South Africans were doing themselves a disservice by fixating on the number of foreign visitors expected to visit the country for the 2010 FIFA World Cup, which was to kick off in June.
This was an “irrelevant statistic”, said trade, services and distribution group Bidvest CEO Brian Joffe on Monday as he released the company's interim results for the six months ended December 31.
“There will be a number of other factors that will it make great.”
Ticket sales over the last few weeks had revealed that South Africa was unlikely to welcome as many foreign visitors to the global sports event as anticipated initially.
However, Joffe believed there were numerous business opportunities that existed regardless of the number of foreign visitors to the country.
Joffe said the organisers, journalists and volunteers would all need meals, for example.
He also believed South Africans would take up the lower-cost rooms that would be freed up ahead of the event should foreigners stay home for the European winter.
“Foreign visitors should not be less than 250 000,” added Joffe.
Bidvest had secured contracts for the event in terms of catering, ticket printing and toilet hire, for example.

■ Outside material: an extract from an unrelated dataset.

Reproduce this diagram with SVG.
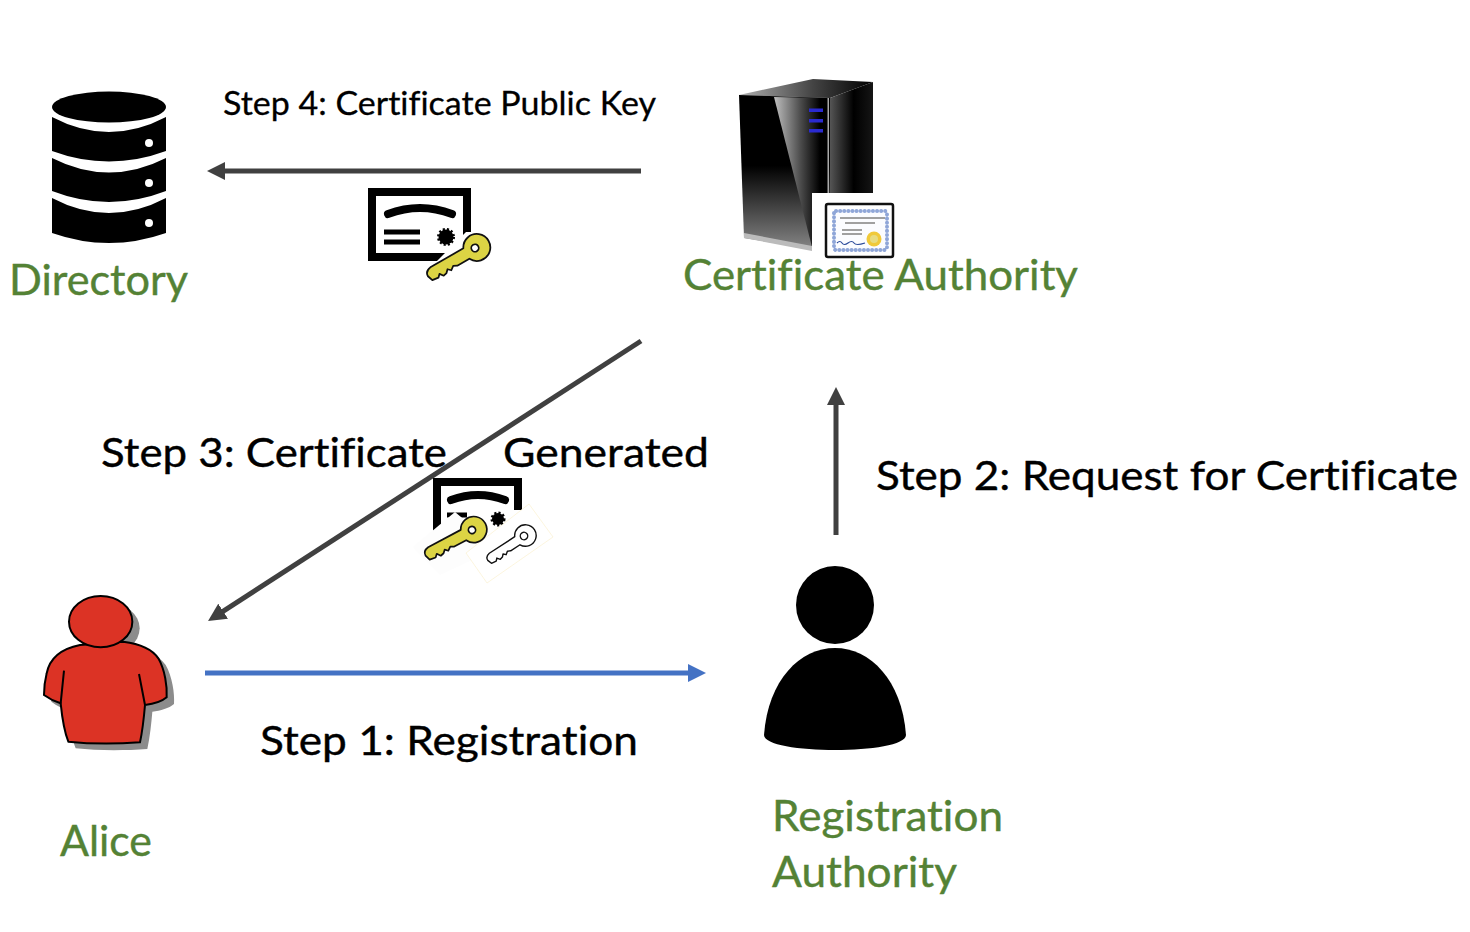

The group was active in the cleaning, aviation, travel, car sales and rental, hygiene, security and logistics sectors.
Joffe said the World Cup was likely to be benefit Bidvest on many fronts, even if it was not quantifiable yet.
THE NUMBERS
Joffe described Bidvest's six-month results as “commendable”.
He said the group chose commendable as the word most apt to describe its performance for the period, as "sometimes a draw is as good as a win. I think a draw is good for the tough conditions we have been trading under."
Headline earnings a share increased by 9% to 495c a share for the six months ended December 31, compared with the same period in 2008. However, basic earnings a share declined by 6,8% to 494,3c a share as a result of the inclusion of net capital profits of R209,4-million in the comparative interim period.
Monday’s results include those of the newly-acquired Nowaco group, with effect from July 1, 2009, at a cost of €250-million.
Nowaco is a wholesaler to the food-service and independent retail markets in central and eastern Europe.
Bidvest revenue for the six months fell 6,5% to R56,1-billion.
The overall trading margin improved to 4,7%, compared with 4,4% in 2008.
Debt declined to R5,8-billion from R7,9-billion.
Debt to equity at 37,2% reflected a substantial improvement from 2008’s 56,7%.
Finance charges declined 31,5% to R385,6-million.
"We will have a much better operational performance in the next six months," said Joffe. "We will be playing more for a win in this period."
The group reported that its balance sheet remained strong with conservative gearing, and that it had the “capacity and desire” to seek out further strategic acquisition opportunities.